Larissa 05/04/2020
Provavelmente o melhor livro da literatura brasileira
Quando li esse romance pela primeira vez era apenas aluna do EM e provavelmente não o entendi, por isso não gostei. Porém, ao ler mais profundamente anos mais tarde, na faculdade, e ir a fundo na interpretação da obra, compreendi todos os aspectos que exponho a seguir.
Em Memórias Póstumas, Machado de Assis demonstra uma criatividade nunca dantes trabalhada nos romances brasileiros. Apesar de a obra ter iniciado o Realismo brasileiro, contraria o cientificismo característico da época e a crítica agressiva à burguesia (como Eça de Queirós o fez) e rompe o contrato autor-leitor vindo do Romantismo, vigente até então (caracterizado por um padrão que não mais surpreendia o leitor, era previsível). E apenas para citar alguns aspectos: Machado revolucionou o formato do romance - geralmente escrito com mais ou manos 30 capítulos - que foi composto dessa vez com mais de 100 capítulos, muito curtos e alguns deles são praticamente vazios; a dedicatória escatológica é destinada a um verme - o que primeiro o corroeu - e aí está a segunda das muitas ironias da obra (a começar pelo título).
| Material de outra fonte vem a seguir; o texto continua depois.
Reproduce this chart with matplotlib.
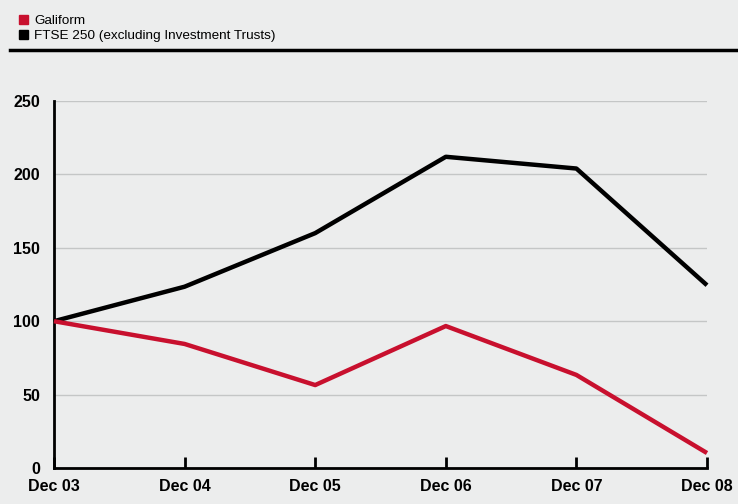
import matplotlib.pyplot as plt
from matplotlib.lines import Line2D
from matplotlib.patches import Rectangle

years = ["Dec 03", "Dec 04", "Dec 05", "Dec 06", "Dec 07", "Dec 08"]
galiform = [100, 84.5, 56.5, 96.7, 63.4, 10.2]
ftse250 = [100, 123.5, 160, 212, 204, 124.5]
y_ticks = [0, 50, 100, 150, 200, 250]

BG = "#eceded"
RED = "#c8102e"

plt.rcParams["font.family"] = ["Liberation Sans", "DejaVu Sans"]

fig = plt.figure(figsize=(7.38, 5.04), dpi=100, facecolor=BG)
ax = fig.add_axes([54 / 738, 1 - 468 / 504, (707 - 54) / 738, (468 - 101) / 504])
ax.set_facecolor(BG)

x = list(range(len(years)))
ax.plot(x, ftse250, color="black", lw=3.2, solid_capstyle="butt", zorder=3, clip_on=False)
ax.plot(x, galiform, color=RED, lw=3.2, solid_capstyle="butt", zorder=3, clip_on=False)

ax.set_xlim(0, len(years) - 1)
ax.set_ylim(0, 250)
ax.set_yticks(y_ticks)
ax.set_xticks(x)
ax.set_xticklabels(years, fontsize=11.5, fontweight="bold")
ax.set_yticklabels([str(v) for v in y_ticks], fontsize=11.5, fontweight="bold")
ax.grid(axis="y", color="#c4c6c6", lw=1)
ax.set_axisbelow(True)

for side in ["top", "right"]:
    ax.spines[side].set_visible(False)
for side in ["left", "bottom"]:
    ax.spines[side].set_linewidth(2)
ax.tick_params(axis="x", direction="in", length=8, width=2, pad=8)
ax.tick_params(axis="y", length=0, pad=10)

# Legend and rule at the top
fig.add_artist(Line2D([10 / 738, 1], [1 - 50 / 504] * 2, color="black", lw=2.5,
                      transform=fig.transFigure))
for i, (label, color) in enumerate([("Galiform", RED),
                                    ("FTSE 250 (excluding Investment Trusts)", "black")]):
    yc = 19.5 + 15 * i
    fig.add_artist(Rectangle((19 / 738, 1 - (yc + 4.5) / 504), 9 / 738, 9 / 504,
                             color=color, transform=fig.transFigure))
    fig.text(34 / 738, 1 - (yc + 4.5) / 504, label, fontsize=9.7, va="baseline")

fig.savefig("out.png", dpi=100, facecolor=BG)
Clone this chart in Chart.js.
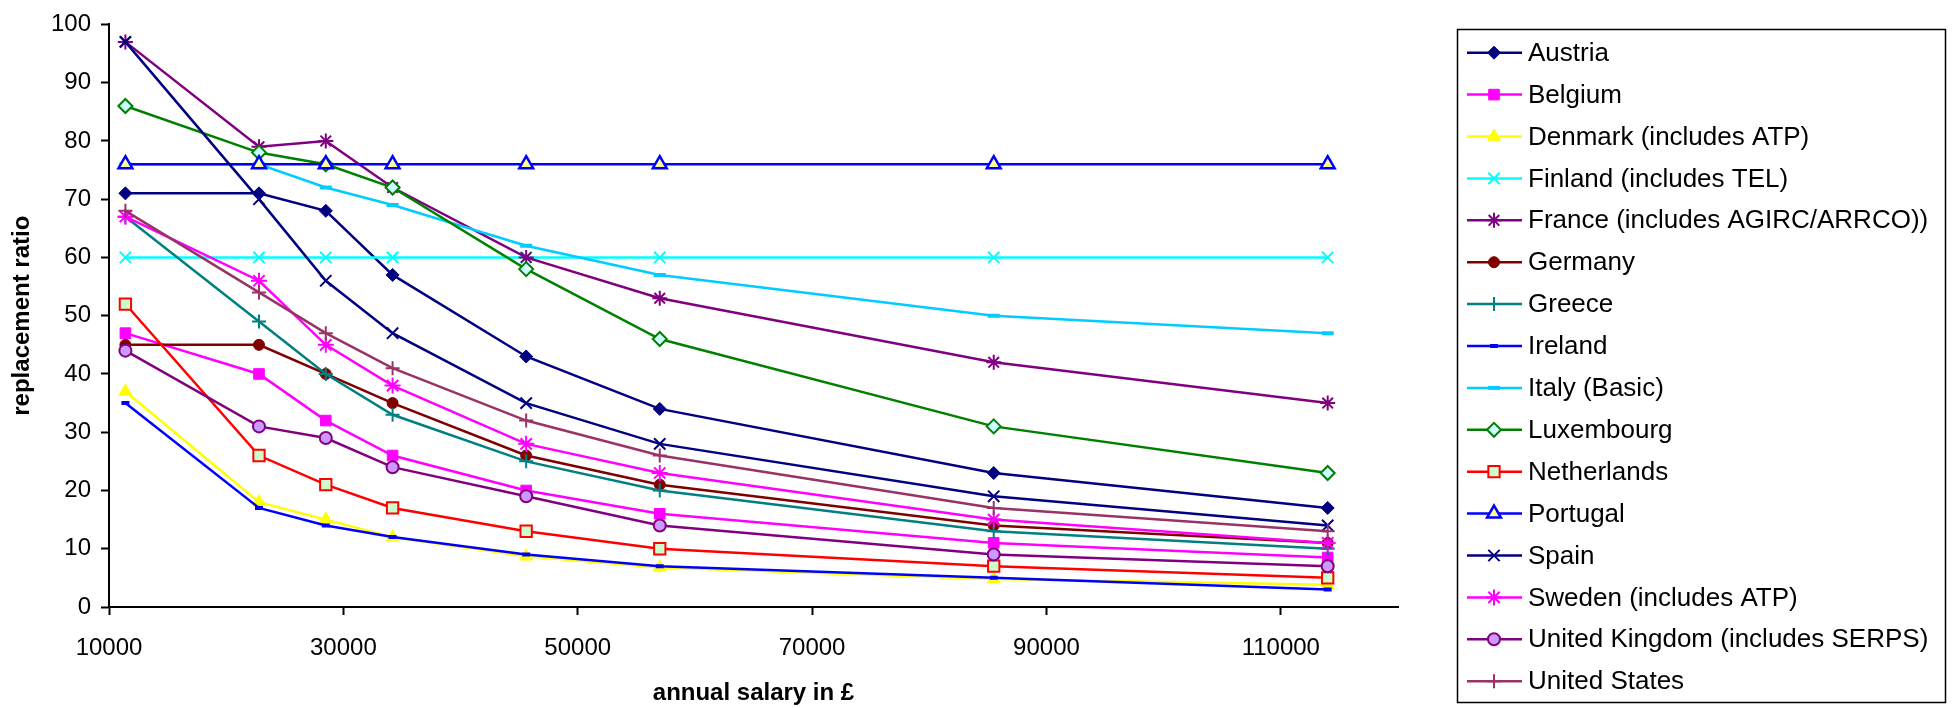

Nesta dedicatória, Brás Cubas já dá a entender, antes de se explicar, nos primeiros capítulos, que a morte nos livra do peso da imagem a qual temos que zelar perante a sociedade. E ele, agora, do além-vida onde está, petulante como é e livre deste peso, julga-nos, os leitores, sem nenhuma misericórdia. E este é um ponto a mais para Machado: criticar a burguesia com este escarninho de um próprio antigo membro dela. Este Brás Cubas, com o seu discurso irônico, pinta toda a sua mediocridade, sem medo, que é mais para expressar quão vãs, depois de tudo, é a vida que levamos nessas veleidades, buscando glórias, "sede de nomeada", fama, desconfiança, dispersão, magnetismo - todos elementos presentes na natureza humana que Machado se importa em discutir.
Brás Cubas fica vagando por eles e, por isso, nunca se autoafirma; já Virgília, a sua amante, apesar de também ambiciosa, é decidida, mais pensada e "capaz de grands sacrifícios para conservar ambas as vantagens", isto é, viveu convenientemente.
Mas Brás não se acha indigno por apenas "passar pela vida"; passou pela vida refém da glória, mas no final consegue achar seu "lado positivo": não "transmitiu" todos os seus males a ninguém por não deixar descendência.
Quanto à narrativa e ao tempo, Brás Cubas é o narrador personagem, observador, por cujas lentes nos é relatada a história, que começa pelo final da sua vida e é depois passada de forma mais ou menos linear, e sempre impregnada das digressões do seu narrador.
Esse estilo marcou uma nova fase na obra machadiana e Memórias Póstumas continua capaz de surpreender pela extravagância romanesca, pela novidade dos procedimentos de composição, pela interpretação desabusada do leitor, pelo cinismo do autor e mediocridade do herói. E claro, pelo autor defunto.
Outras características marcantes do estilo machadiano: a conversa com o leitor, a ironia (que é o caminho para analisar a ambição e a vaidade humanas, sendo o humor também a válvula de escape para a angústia), o estudo da alma da personagem, o tratamento da vida como um espetáculo.